Et dans l'admirable lettre à Thérèse, quand il songe à se séparer d'elle: «Nous avons des fautes à pleurer et à expier.» Des mots comme celui-là, dans une lettre intime, me paraissent une meilleure preuve des enfants abandonnés que les récits des Confessions.

Et dans la lettre à madame de Chenonceaux (17 janvier 1770):

Jamais on ne me verra falsifier les saintes lois de la nature et du devoir pour exténuer (atténuer) mes fautes. J'aime mieux les expier que les excuser.

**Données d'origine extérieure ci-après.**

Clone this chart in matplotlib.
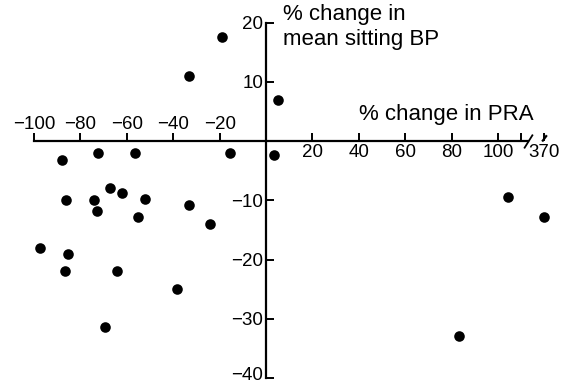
import numpy as np
import matplotlib
matplotlib.use("Agg")
import matplotlib.pyplot as plt
import matplotlib.transforms as mtransforms

# % change in PRA (x) vs % change in mean sitting BP (y)
pra_change = [-87.9, -72.5, -56.3, -15.4, 3.4, 5.3, -67.2, -62.0, -86.2, -74.3,
              -52.2, -33.2, -72.8, -55.2, -24.3, -97.4, -85.2, -86.6, -64.1,
              -38.2, -69.4, -19.0, -33.1, 104.2, 370, 83.2]
bp_change = [-3.2, -2.0, -2.1, -2.0, -2.3, 7.0, -8.0, -8.8, -9.9, -10.0,
             -9.7, -10.8, -11.8, -12.8, -14.0, -18.0, -19.0, -21.9, -21.9,
             -24.9, -31.4, 17.5, 11.0, -9.5, -12.8, -32.9]

x_labels = [-100, -80, -60, -40, -20, 20, 40, 60, 80, 100, 370]
x_ticks = [-100, -80, -60, -40, -20, 20, 40, 60, 80, 100, 110, 370]
y_ticks = [20, 10, -10, -20, -30, -40]

# broken x axis: everything past BREAK is squeezed
BREAK = 113
SQUEEZE = 0.026


def fwd(x):
    x = np.asarray(x, dtype=float)
    return np.where(x <= BREAK, x, BREAK + (x - BREAK) * SQUEEZE)


def inv(x):
    x = np.asarray(x, dtype=float)
    return np.where(x <= BREAK, x, BREAK + (x - BREAK) / SQUEEZE)


plt.rcParams["font.family"] = ["Liberation Sans", "DejaVu Sans"]

fig = plt.figure(figsize=(5.65, 3.84), dpi=100)
ax = fig.add_axes([0, 0, 1, 1])
ax.set_xscale("function", functions=(fwd, inv))
ax.set_xlim(-114.7, float(inv(128.9)))
ax.set_ylim(-41.0, 23.8)

ax.scatter(pra_change, bp_change, s=58, color="black", zorder=3, linewidths=0)

for side in ["top", "right"]:
    ax.spines[side].set_visible(False)
ax.spines["left"].set_position(("data", 0))
ax.spines["bottom"].set_position(("data", 0))
ax.spines["left"].set_bounds(-40, 20)
ax.spines["bottom"].set_bounds(-100, BREAK)
for side in ["left", "bottom"]:
    ax.spines[side].set_linewidth(1.6)

ax.set_xticks(x_ticks)
ax.set_xticklabels([])
ax.set_yticks(y_ticks)
ax.set_yticklabels([str(v).replace("-", "\u2212") for v in y_ticks])
ax.tick_params(axis="both", direction="in", length=6, width=1.4, labelsize=13.5)
ax.tick_params(axis="y", pad=2)
ax.xaxis.set_minor_locator(matplotlib.ticker.NullLocator())

# bottom label would fall off the edge, lift it a little
last = ax.get_yticklabels()[-1]
last.set_transform(last.get_transform() +
                   mtransforms.ScaledTranslation(0, 3 / 72, fig.dpi_scale_trans))

# negative labels sit above the axis, positive below
for v in x_labels:
    txt = str(v).replace("-", "\u2212")
    if v < 0:
        ax.annotate(txt, (v, 0), xytext=(0, 6), textcoords="offset points",
                    ha="center", va="bottom", fontsize=13.5)
    else:
        ax.annotate(txt, (v, 0), xytext=(0, -2), textcoords="offset points",
                    ha="center", va="top", fontsize=13.5)

# break marks
ax.plot([BREAK], [0], marker=[(-1, -1.6), (1, 1.6)], markersize=10,
        color="black", mew=1.3, clip_on=False)
ax.plot([370], [0], marker=[(-0.6, 0), (0.6, 1.6)], markersize=9,
        color="black", mew=1.6, clip_on=False)

ax.text(40, 3.6, "% change in PRA", fontsize=16, va="baseline", ha="left")
ax.text(7.3, 23.2, "% change in\nmean sitting BP", fontsize=16, va="top",
        ha="left", linespacing=1.25)

fig.savefig("out.png", dpi=100)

(Il est vrai qu'après cela il revient à ses mauvaises excuses.)

Enfin, dans sa lettre du 26 février 1770 à M. de Saint-Germain, qui est une sorte de confession générale:

L'exemple, la nécessité, l'honneur de celle qui m'était chère me firent confier mes enfants à l'établissement fait pour cela, et m'empêchèrent de remplir moi-même le premier, le plus saint des devoirs de la nature. En cela, loin de m'excuser, je m'accuse... Je ne fis point un secret de ma conduite à mes amis, ne voulant pas passer à leurs yeux pour meilleur que je n'étais. Quel parti les barbares en ont tiré! Avec quel art ils l'ont mise (ma conduite) dans le jour le plus odieux!... Comme si pécher n'était point de l'homme, et même de l'homme juste! Ma faute fut grave sans doute, elle fut impardonnable, mais aussi ce fut la seule, et je l'ai bien expiée.

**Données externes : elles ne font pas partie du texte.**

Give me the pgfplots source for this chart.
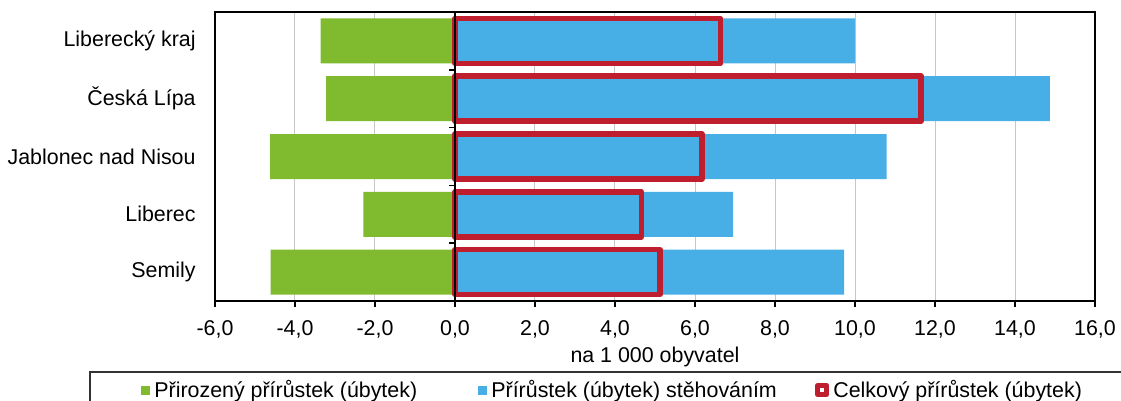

Il n'y a peut-être pas là «contrition parfaite», mais enfin, il y a trouble et repentir,—comme aussi dans l'audacieuse allusion qu'il fait publiquement à l'abandon de ses enfants, au livre Ier de l'Émile.—Si l'histoire des cinq enfants abandonnés était une «simulation», il faut avouer que Jean-Jacques l'aurait soutenue avec une stupéfiante et miraculeuse vraisemblance.

Hélas, je vois bien qu'il faut le croire... Et alors, de quelque indulgence qu'on se veuille munir pour lui, il paraît tout de même offensant à la fois et sinistrement comique que ce soit entre deux abandons de nouveau-nés, au retour du peu austère château de Chenonceaux où il avait fait la petite comédie de l'Engagement téméraire et les petits vers de l'Allée de Sylvie pour plaire aux belles dames;—que ce soit dans sa chambre de la rue Plâtrière, dictant ses périodes à la mère Levasseur qui venait tous les matins allumer son feu;—que ce soit dans ces conditions qu'il ait écrit son vertueux Discours,—ah! si vertueux!—sur la corruption des mœurs par les sciences et les arts.


TROISIÈME CONFÉRENCE

le «discours sur les sciences et les arts» la réforme morale de rousseau.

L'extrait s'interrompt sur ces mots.